#### RECORDED INFORMATION:

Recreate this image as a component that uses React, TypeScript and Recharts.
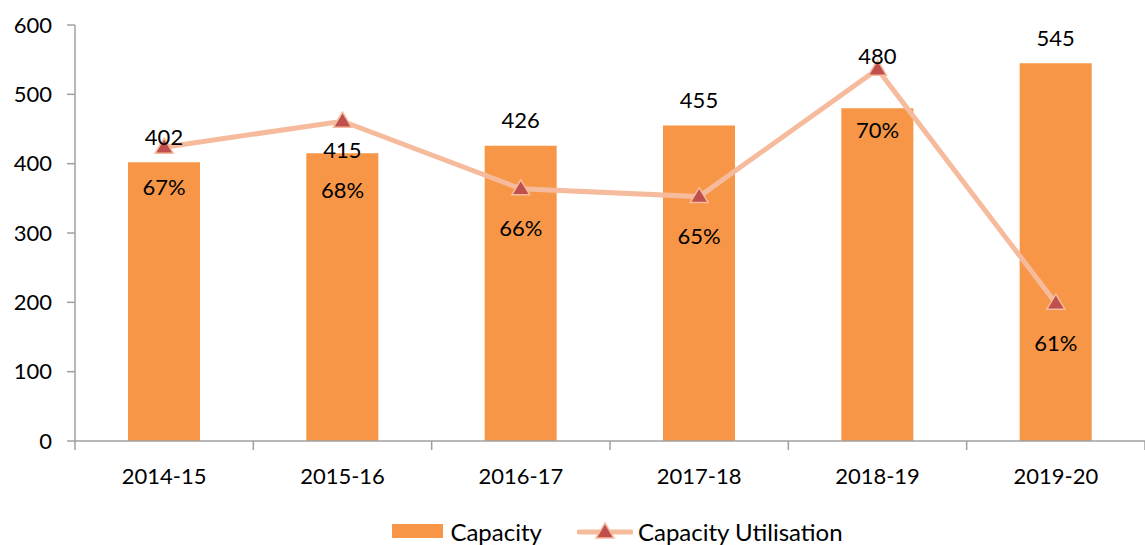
import React from 'react';
import { ComposedChart, Bar, Line, XAxis, YAxis, Legend, LabelList } from 'recharts';

const categories = ['2014-15', '2015-16', '2016-17', '2017-18', '2018-19', '2019-20'];
const capacity = [402, 415, 426, 455, 480, 545];
const utilisation = [67.3, 68.3, 65.7, 65.4, 70.3, 61.3];
const capacityTicks = [0, 100, 200, 300, 400, 500, 600];

const data = categories.map((c, i) => ({ category: c, capacity: capacity[i], utilisation: utilisation[i] }));

const W = 1145;
const H = 545;
const YW = 75;
const FONT = 'Lato, "Open Sans", sans-serif';
const FS = 22;
const BAR = '#F79646';
const LINE = '#F5BB9C';
const MARK = '#C0504D';
const AXIS = '#A0A0A0';

// manual label nudges (as in the original, some labels were moved by hand)
const barLabelNudge: Record<number, number> = { 1: 22, 4: -27 };
const pctLabelNudge: Record<number, number> = { 1: 29, 4: 21 };

const Triangle = ({ cx, cy, size = 1 }: any) => {
  if (cx == null || cy == null) return null;
  const w = 9 * size;
  return (
    <path
      d={`M${cx},${cy - 9 * size} L${cx + w},${cy + 6 * size} L${cx - w},${cy + 6 * size} Z`}
      fill={MARK}
      stroke={LINE}
      strokeWidth={1.5}
    />
  );
};

const BarLabel = (props: any) => {
  const { x, y, width, value, index } = props;
  const dy = barLabelNudge[index] || 0;
  return (
    <text x={x + width / 2} y={y - 26 + dy} textAnchor="middle" dominantBaseline="central"
      fontFamily={FONT} fontSize={FS} fill="#000">{value}</text>
  );
};

const PctLabel = (props: any) => {
  const { x, y, value, index } = props;
  const dy = pctLabelNudge[index] || 0;
  return (
    <text x={x} y={y + 39 + dy} textAnchor="middle" dominantBaseline="central"
      fontFamily={FONT} fontSize={FS} fill="#000">{`${Math.round(value)}%`}</text>
  );
};

const band = (W - YW) / categories.length;

const XTick = (props: any) => {
  const { x, y, payload, index } = props;
  const half = band / 2;
  return (
    <g>
      <line x1={x - half} x2={x - half} y1={y} y2={y + 9} stroke={AXIS} strokeWidth={1.5} />
      {index === categories.length - 1 && (
        <line x1={x + half} x2={x + half} y1={y} y2={y + 9} stroke={AXIS} strokeWidth={1.5} />
      )}
      <text x={x} y={y + 34} textAnchor="middle" dominantBaseline="central"
        fontFamily={FONT} fontSize={FS} fill="#000">{payload.value}</text>
    </g>
  );
};

const LegendContent = () => (
  <div style={{ display: 'flex', justifyContent: 'center', alignItems: 'center', height: 30,
    boxSizing: 'border-box', paddingTop: 2,
    paddingLeft: 90, fontFamily: FONT, fontSize: 24, color: '#000' }}>
    <svg width={51} height={14} style={{ marginRight: 7 }}>
      <rect x={0} y={0} width={51} height={14} fill={BAR} />
    </svg>
    <span style={{ marginRight: 35 }}>Capacity</span>
    <svg width={56} height={20} style={{ marginRight: 5 }}>
      <line x1={2} x2={54} y1={11} y2={11} stroke={LINE} strokeWidth={5} strokeLinecap="round" />
      <Triangle cx={28} cy={11} />
    </svg>
    <span>Capacity Utilisation</span>
  </div>
);

export default function App() {
  return (
    <div style={{ position: 'absolute', left: 0, top: 0, width: W, height: H, background: '#fff' }}>
      <ComposedChart width={W} height={H} data={data} margin={{ top: 25, right: 0, left: 0, bottom: 0 }}>
        <XAxis dataKey="category" tick={<XTick />} tickLine={false} tickSize={0} tickMargin={0}
          axisLine={{ stroke: AXIS, strokeWidth: 1.5 }} height={74} interval={0} />
        <YAxis yAxisId="left" width={YW} domain={[0, 600]} ticks={capacityTicks} tickSize={8} tickMargin={15}
          axisLine={{ stroke: AXIS, strokeWidth: 1.5 }} tickLine={{ stroke: AXIS, strokeWidth: 1.5 }}
          tick={{ fill: '#000', fontFamily: FONT, fontSize: FS }} interval={0} />
        <YAxis yAxisId="right" orientation="right" domain={[56, 72]} hide />
        <Legend verticalAlign="bottom" content={<LegendContent />} wrapperStyle={{ height: 30 }} />
        <Bar yAxisId="left" dataKey="capacity" name="Capacity" fill={BAR} barSize={72} isAnimationActive={false}>
          <LabelList dataKey="capacity" content={<BarLabel />} />
        </Bar>
        <Line yAxisId="right" dataKey="utilisation" name="Capacity Utilisation" stroke={LINE} strokeWidth={5}
          dot={<Triangle />} activeDot={false} isAnimationActive={false}>
          <LabelList dataKey="utilisation" content={<PctLabel />} />
        </Line>
      </ComposedChart>
    </div>
  );
}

#### CHALLENGE:
Restate the full listing verbatim and drop every picture.

#### EXERCISE OUTPUT:
Recreate this image as a component that uses React, TypeScript and Recharts.
import React from 'react';
import { ComposedChart, Bar, Line, XAxis, YAxis, Legend, LabelList } from 'recharts';

const categories = ['2014-15', '2015-16', '2016-17', '2017-18', '2018-19', '2019-20'];
const capacity = [402, 415, 426, 455, 480, 545];
const utilisation = [67.3, 68.3, 65.7, 65.4, 70.3, 61.3];
const capacityTicks = [0, 100, 200, 300, 400, 500, 600];

const data = categories.map((c, i) => ({ category: c, capacity: capacity[i], utilisation: utilisation[i] }));

const W = 1145;
const H = 545;
const YW = 75;
const FONT = 'Lato, "Open Sans", sans-serif';
const FS = 22;
const BAR = '#F79646';
const LINE = '#F5BB9C';
const MARK = '#C0504D';
const AXIS = '#A0A0A0';

// manual label nudges (as in the original, some labels were moved by hand)
const barLabelNudge: Record<number, number> = { 1: 22, 4: -27 };
const pctLabelNudge: Record<number, number> = { 1: 29, 4: 21 };

const Triangle = ({ cx, cy, size = 1 }: any) => {
  if (cx == null || cy == null) return null;
  const w = 9 * size;
  return (
    <path
      d={`M${cx},${cy - 9 * size} L${cx + w},${cy + 6 * size} L${cx - w},${cy + 6 * size} Z`}
      fill={MARK}
      stroke={LINE}
      strokeWidth={1.5}
    />
  );
};

const BarLabel = (props: any) => {
  const { x, y, width, value, index } = props;
  const dy = barLabelNudge[index] || 0;
  return (
    <text x={x + width / 2} y={y - 26 + dy} textAnchor="middle" dominantBaseline="central"
      fontFamily={FONT} fontSize={FS} fill="#000">{value}</text>
  );
};

const PctLabel = (props: any) => {
  const { x, y, value, index } = props;
  const dy = pctLabelNudge[index] || 0;
  return (
    <text x={x} y={y + 39 + dy} textAnchor="middle" dominantBaseline="central"
      fontFamily={FONT} fontSize={FS} fill="#000">{`${Math.round(value)}%`}</text>
  );
};

const band = (W - YW) / categories.length;

const XTick = (props: any) => {
  const { x, y, payload, index } = props;
  const half = band / 2;
  return (
    <g>
      <line x1={x - half} x2={x - half} y1={y} y2={y + 9} stroke={AXIS} strokeWidth={1.5} />
      {index === categories.length - 1 && (
        <line x1={x + half} x2={x + half} y1={y} y2={y + 9} stroke={AXIS} strokeWidth={1.5} />
      )}
      <text x={x} y={y + 34} textAnchor="middle" dominantBaseline="central"
        fontFamily={FONT} fontSize={FS} fill="#000">{payload.value}</text>
    </g>
  );
};

const LegendContent = () => (
  <div style={{ display: 'flex', justifyContent: 'center', alignItems: 'center', height: 30,
    boxSizing: 'border-box', paddingTop: 2,
    paddingLeft: 90, fontFamily: FONT, fontSize: 24, color: '#000' }}>
    <svg width={51} height={14} style={{ marginRight: 7 }}>
      <rect x={0} y={0} width={51} height={14} fill={BAR} />
    </svg>
    <span style={{ marginRight: 35 }}>Capacity</span>
    <svg width={56} height={20} style={{ marginRight: 5 }}>
      <line x1={2} x2={54} y1={11} y2={11} stroke={LINE} strokeWidth={5} strokeLinecap="round" />
      <Triangle cx={28} cy={11} />
    </svg>
    <span>Capacity Utilisation</span>
  </div>
);

export default function App() {
  return (
    <div style={{ position: 'absolute', left: 0, top: 0, width: W, height: H, background: '#fff' }}>
      <ComposedChart width={W} height={H} data={data} margin={{ top: 25, right: 0, left: 0, bottom: 0 }}>
        <XAxis dataKey="category" tick={<XTick />} tickLine={false} tickSize={0} tickMargin={0}
          axisLine={{ stroke: AXIS, strokeWidth: 1.5 }} height={74} interval={0} />
        <YAxis yAxisId="left" width={YW} domain={[0, 600]} ticks={capacityTicks} tickSize={8} tickMargin={15}
          axisLine={{ stroke: AXIS, strokeWidth: 1.5 }} tickLine={{ stroke: AXIS, strokeWidth: 1.5 }}
          tick={{ fill: '#000', fontFamily: FONT, fontSize: FS }} interval={0} />
        <YAxis yAxisId="right" orientation="right" domain={[56, 72]} hide />
        <Legend verticalAlign="bottom" content={<LegendContent />} wrapperStyle={{ height: 30 }} />
        <Bar yAxisId="left" dataKey="capacity" name="Capacity" fill={BAR} barSize={72} isAnimationActive={false}>
          <LabelList dataKey="capacity" content={<BarLabel />} />
        </Bar>
        <Line yAxisId="right" dataKey="utilisation" name="Capacity Utilisation" stroke={LINE} strokeWidth={5}
          dot={<Triangle />} activeDot={false} isAnimationActive={false}>
          <LabelList dataKey="utilisation" content={<PctLabel />} />
        </Line>
      </ComposedChart>
    </div>
  );
}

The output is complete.